Where’s my stuff?!

I’ve been wearing the same underwear and bra now for 21 days. I wash them every night in my sink with its rusty plug hole and no plug. When I arrived in Juba at the beginning of December, my luggage didn’t arrive with me. And there’s been no sign of it since.

‘Handle-able,’ my friend, Mel, a seasoned aid worker said, when I mentioned it to her. But I must admit I’ve been struggling to cope.

It’s not just the loss of my clothes I’m mourning – although my ten cotton underpants and 5 bras – black, beige and strapless – are beginning to seem like heaven. It’s my cleanser and moisturiser, foundation, my nail kit and tweezers. My eyebrows are growing to pre-plucked Brooke Shields proportions and I have tufts of hair on my chin.

And try impressing your workmates and bosses in faded jeans and a once-white t-shirt printed with the message, ‘You are what you believe!’

I’ve been driving out to the airport each day hoping they’ve located it, but to no avail.

There’s quite the growing queue at the Airline’s office there. I’ve met a trader chasing bags of t-shirts destined for the market; a teenager visiting relatives in Juba, who vowed never to return; and among others, a family with a baby and no supplies.

It seems it’s a common story. The logistics officer at work told me she’s lost her luggage five times. (Yes, FIVE times!)

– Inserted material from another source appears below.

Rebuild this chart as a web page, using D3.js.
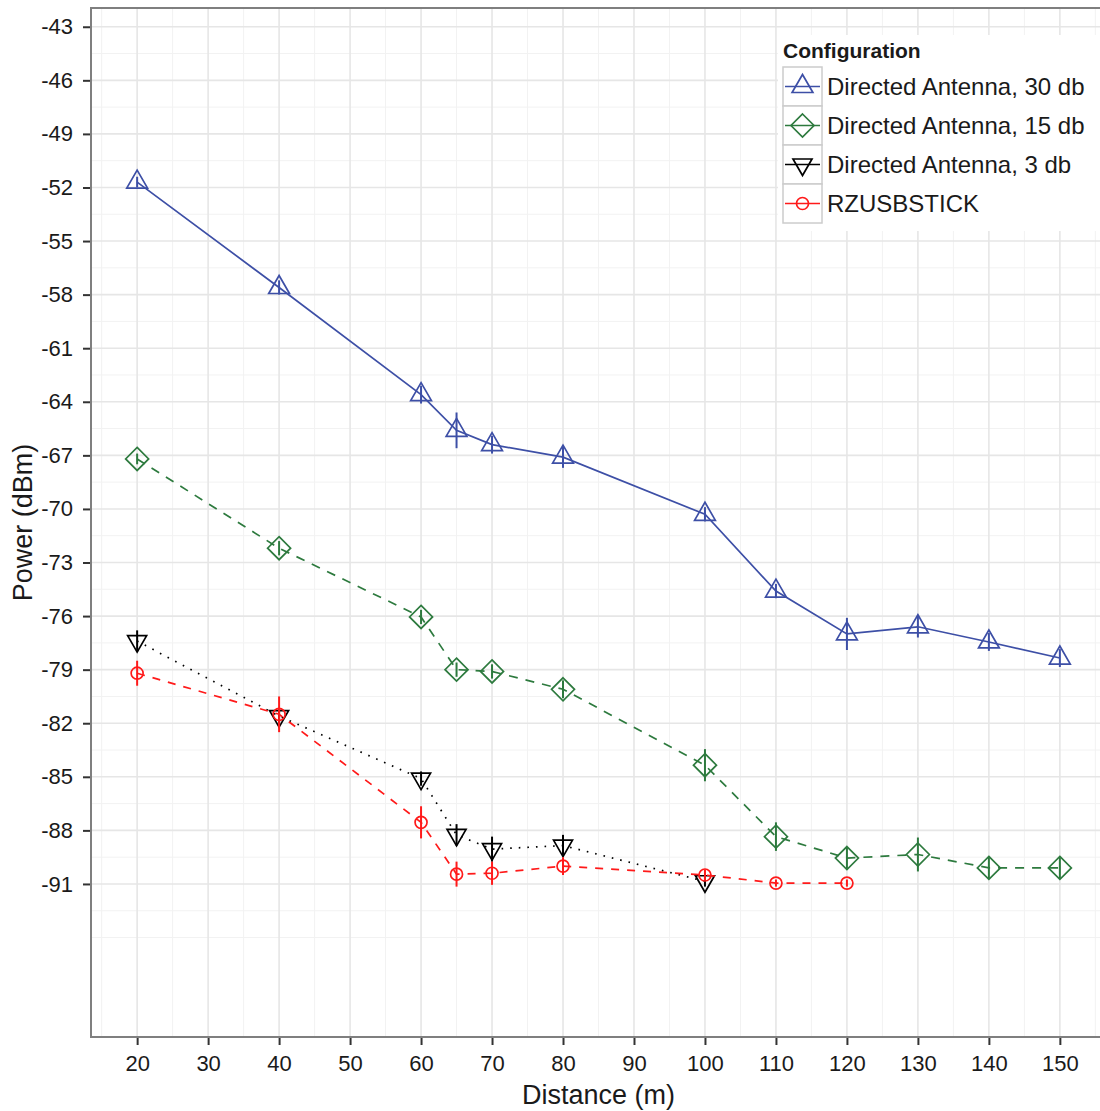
<!DOCTYPE html>
<html>
<head>
<meta charset="utf-8">
<title>Power vs distance</title>
<style>
  body{margin:0;background:#fff;}
  svg{display:block;font-family:"Liberation Sans",Arial,sans-serif;}
</style>
</head>
<body>
<svg id="chart" width="1100" height="1111"></svg>
<script src="https://cdn.jsdelivr.net/npm/d3@7/dist/d3.min.js"></script>
<script>
// data
var distances = [20, 40, 60, 65, 70, 80, 100, 110, 120, 130, 140, 150];
var ant30 = [-51.7, -57.6, -63.6, -65.6, -66.4, -67.1, -70.3, -74.6, -77.0, -76.6, -77.45, -78.35];
var ant30Err = [0.3, 0.4, 0.5, 1.0, 0.5, 0.6, 0.4, 0.4, 0.9, 0.6, 0.5, 0.5];
var ant15 = [-67.2, -72.2, -76.05, -79.0, -79.1, -80.1, -84.35, -88.35, -89.55, -89.35, -90.1, -90.1];
var ant15Err = [0.3, 0.4, 0.4, 0.4, 0.4, 0.5, 0.9, 0.8, 0.6, 0.95, 0.6, 0.6];
var ant3Dist = [20, 40, 60, 65, 70, 80, 100];
var ant3 = [-77.4, -81.6, -85.1, -88.25, -89.05, -88.85, -90.85];
var ant3Err = [0.6, 0.4, 0.4, 0.6, 0.7, 0.6, 0.3];
var stickDist = [20, 40, 60, 65, 70, 80, 100, 110, 120];
var stick = [-79.2, -81.5, -87.55, -90.45, -90.4, -90.0, -90.5, -90.95, -90.95];
var stickErr = [0.7, 1.0, 0.9, 0.7, 0.65, 0.5, 0.3, 0.2, 0.2];

var seriesNames = ['Directed Antenna, 30 db', 'Directed Antenna, 15 db', 'Directed Antenna, 3 db', 'RZUSBSTICK'];
var xTicks = [20, 30, 40, 50, 60, 70, 80, 90, 100, 110, 120, 130, 140, 150];
var yTicks = [-43, -46, -49, -52, -55, -58, -61, -64, -67, -70, -73, -76, -79, -82, -85, -88, -91];

function rows(xs, ys, es){
  return xs.map(function(d, i){ return {x: d, y: ys[i], e: es[i]}; });
}

// pch style shapes
function shapePath(kind){
  if(kind == 'up') return 'M0,-12L10.4,6L-10.4,6Z';
  if(kind == 'down') return 'M0,11L9.5,-5.5L-9.5,-5.5Z';
  if(kind == 'diamond') return 'M0,-11.5L11.5,0L0,11.5L-11.5,0Z';
  return 'M-6,0A6,6 0 1,0 6,0A6,6 0 1,0 -6,0Z';
}

var series = [
  {name: seriesNames[0], color: '#3d4fa6', dash: null, shape: 'up', data: rows(distances, ant30, ant30Err)},
  {name: seriesNames[1], color: '#2d7a3e', dash: '9,8', shape: 'diamond', data: rows(distances, ant15, ant15Err)},
  {name: seriesNames[2], color: '#000000', dash: '1.6,7', shape: 'down', data: rows(ant3Dist, ant3, ant3Err)},
  {name: seriesNames[3], color: '#ff1a1a', dash: '8,8', shape: 'circle', data: rows(stickDist, stick, stickErr)}
];

var pL = 91, pR = 1106, pT = 8, pB = 1037;
var svg = d3.select('#chart');

var x = d3.scaleLinear().domain([13.5, 156.5]).range([pL, pR]);
var y = d3.scaleLinear().domain([-99.57, -41.95]).range([pB, pT]);

var xMinor = d3.range(15, 160, 10);
var yMinor = d3.range(-44.5, -95, -3).concat([-94]);

var grid = svg.append('g');
grid.selectAll('.vmin').data(xMinor).enter().append('line')
  .attr('x1', function(d){ return x(d); }).attr('x2', function(d){ return x(d); })
  .attr('y1', pT).attr('y2', pB)
  .style('stroke', '#f2f2f2').style('stroke-width', 1);
grid.selectAll('.hmin').data(yMinor).enter().append('line')
  .attr('y1', function(d){ return y(d); }).attr('y2', function(d){ return y(d); })
  .attr('x1', pL).attr('x2', pR)
  .style('stroke', '#f2f2f2').style('stroke-width', 1);
grid.selectAll('.vmaj').data(xTicks).enter().append('line')
  .attr('x1', function(d){ return x(d); }).attr('x2', function(d){ return x(d); })
  .attr('y1', pT).attr('y2', pB)
  .style('stroke', '#e6e6e6').style('stroke-width', 1.6);
grid.selectAll('.hmaj').data(yTicks).enter().append('line')
  .attr('y1', function(d){ return y(d); }).attr('y2', function(d){ return y(d); })
  .attr('x1', pL).attr('x2', pR)
  .style('stroke', '#e6e6e6').style('stroke-width', 1.6);

// axes (plain hyphen for negatives, like the original)
var fmt = function(d){ return String(d); };
var xAxis = d3.axisBottom(x).tickValues(xTicks).tickFormat(fmt).tickSize(8).tickPadding(10);
var yAxis = d3.axisLeft(y).tickValues(yTicks).tickFormat(fmt).tickSize(8).tickPadding(10);
var gx = svg.append('g').attr('transform', 'translate(0,' + pB + ')').call(xAxis);
var gy = svg.append('g').attr('transform', 'translate(' + pL + ',0)').call(yAxis);
[gx, gy].forEach(function(g){
  g.select('.domain').remove();
  g.selectAll('line').style('stroke', '#333').style('stroke-width', 2);
  g.selectAll('text').style('font-size', '22px').style('fill', '#1a1a1a')
    .style('font-family', '"Liberation Sans",Arial,sans-serif');
});

// panel border
svg.append('rect').attr('x', pL).attr('y', pT)
  .attr('width', pR - pL).attr('height', pB - pT)
  .style('fill', 'none').style('stroke', '#7f7f7f').style('stroke-width', 2);

// lines, error bars, points
var line = d3.line().x(function(d){ return x(d.x); }).y(function(d){ return y(d.y); });
series.forEach(function(s){
  var g = svg.append('g');
  g.append('path').datum(s.data).attr('d', line)
    .style('fill', 'none').style('stroke', s.color).style('stroke-width', 1.7)
    .style('stroke-dasharray', s.dash);
  g.selectAll('.err').data(s.data).enter().append('line')
    .attr('x1', function(d){ return x(d.x); }).attr('x2', function(d){ return x(d.x); })
    .attr('y1', function(d){ return y(d.y - d.e); }).attr('y2', function(d){ return y(d.y + d.e); })
    .style('stroke', s.color).style('stroke-width', 2);
  g.selectAll('.pt').data(s.data).enter().append('path')
    .attr('d', shapePath(s.shape))
    .attr('transform', function(d){ return 'translate(' + x(d.x) + ',' + y(d.y) + ')'; })
    .style('fill', 'none').style('stroke', s.color).style('stroke-width', 1.7);
});

// axis titles
svg.append('text').attr('x', (pL + pR) / 2).attr('y', 1104)
  .attr('text-anchor', 'middle').style('font-size', '27px').style('fill', '#1a1a1a')
  .text('Distance (m)');
svg.append('text').attr('transform', 'translate(32,' + (pT + pB) / 2 + ') rotate(-90)')
  .attr('text-anchor', 'middle').style('font-size', '27px').style('fill', '#1a1a1a')
  .text('Power (dBm)');

// legend
var lg = svg.append('g').attr('transform', 'translate(778,35)');
lg.append('rect').attr('width', 330).attr('height', 196).style('fill', '#fff');
lg.append('text').attr('x', 5).attr('y', 23).style('font-size', '21px')
  .style('font-weight', 'bold').style('fill', '#1a1a1a').text('Configuration');
var keys = lg.selectAll('.key').data(series).enter().append('g')
  .attr('transform', function(d, i){ return 'translate(5,' + (32 + i * 39) + ')'; });
keys.append('rect').attr('width', 39).attr('height', 39)
  .style('fill', '#fff').style('stroke', '#cccccc').style('stroke-width', 1.5);
keys.append('line').attr('x1', 2).attr('x2', 37).attr('y1', 19.5).attr('y2', 19.5)
  .style('stroke', function(d){ return d.color; }).style('stroke-width', 1.7);
keys.append('path').attr('d', function(d){ return shapePath(d.shape); })
  .attr('transform', 'translate(19.5,19.5)')
  .style('fill', 'none').style('stroke', function(d){ return d.color; }).style('stroke-width', 1.7);
keys.append('text').attr('x', 44).attr('y', 19.5).attr('dy', '0.36em')
  .style('font-size', '24px').style('fill', '#1a1a1a')
  .text(function(d){ return d.name; });
</script>
</body>
</html>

At the customs office – a huge warehouse filled with desperate travellers climbing over piles of luggage – I headed for a stack of black bags in one corner, thinking ‘Eureka!’ But the uniformed official waved me on, saying those particular items had been there for more than a year.  Outside, there were hundreds of more recently unclaimed suitcases, but mine was not among them.

After ten days of vague promises from the Airline, I decided to claim on travel insurance. I chased the manager furiously for two days from the town to the airport office in search of a stamp for a so-called ‘loss statement’, which they insist is an ‘incident report’.  Only after a phone call from a connected colleague at work, did she respond.

For a while, I wandered around, wondering if my luggage was somewhere in Thailand, having a better time than me.

But then, on one trip to the airport, I witnessed an event that gave me some insight into what may have happened. I was at the admissions desk, when I saw a member of the ground crew talking with a market trader, who was insisting his bags travelled on the next flight. The steward gestured at a piled luggage trolley outside and said, ‘Don’t worry. It’ll make it on the flight. If I have to, I’ll take off some of the suitcases’.

And where will they end up? Probably with my bag – and heaven knows where that is. I just hope wherever it is, the beneficiary is putting my inspirational CDs, pilates DVD and travelling Buddha to good use.